If I were marketing this book, I would be contacting hospitals and doctors and other ancillary healthcare services to make them aware so they can steer the population that will need this resource to it easily when they need it most.

Best of luck to the author with this and future endeavors!

by Holly


A compelling story about one woman’s experience with multiple diseases that led to a complicated surgery with life altering effects!

The author isn’t looking for sympathy but a way forward, to show that life does and should exist after disability,

I was very inspired by her story!

by Ana


This book will provide inspiration to everyone who reads it, whether or not they are “Dealing with Disability”.

by LDS


First, I want to thank Victoria Carins, Matador Books and NetGalley for providing me with this book so I may bring you this review.

Victoria Carins is an incredibly brave woman for sharing her story with the world in Dealing with Disability Moving towards acceptance transformation and renewal. This is the story of her life before her injury, after the operation, coping, and eventually acceptance learning she was disabled.

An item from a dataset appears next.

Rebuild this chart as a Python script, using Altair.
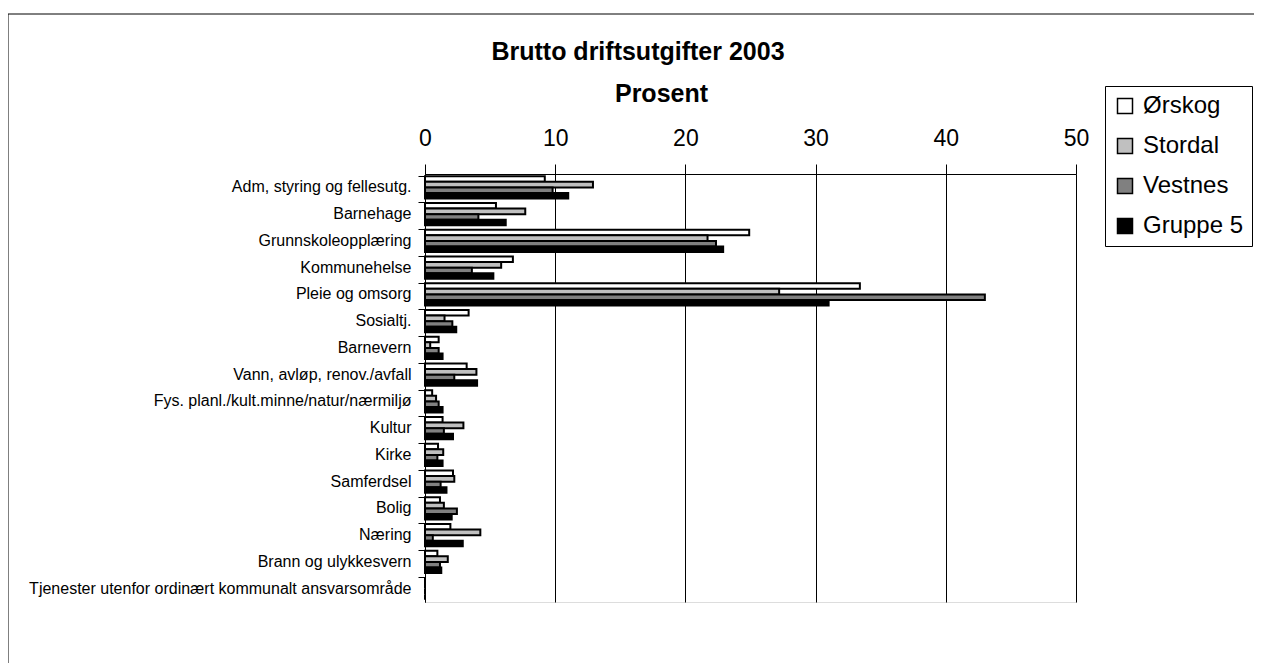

For me personally this book hit home big time. One reason I wanted to read it is I am considered disabled (even though I hate that label). I have debilitating migraines 10-30 a month after fracturing my neck in 2016. Many of the topics like avoiding negative thoughts, letting go of anger, blame and regret, and getting back to normal life are all things I too am having to deal with. It is not easy.

I really liked the section of the book where she named specific well-respected members of society that have physical disabilities. Very educational as well.

I highly recommend this book for anyone that either just became disabled or has a loved one who is disabled.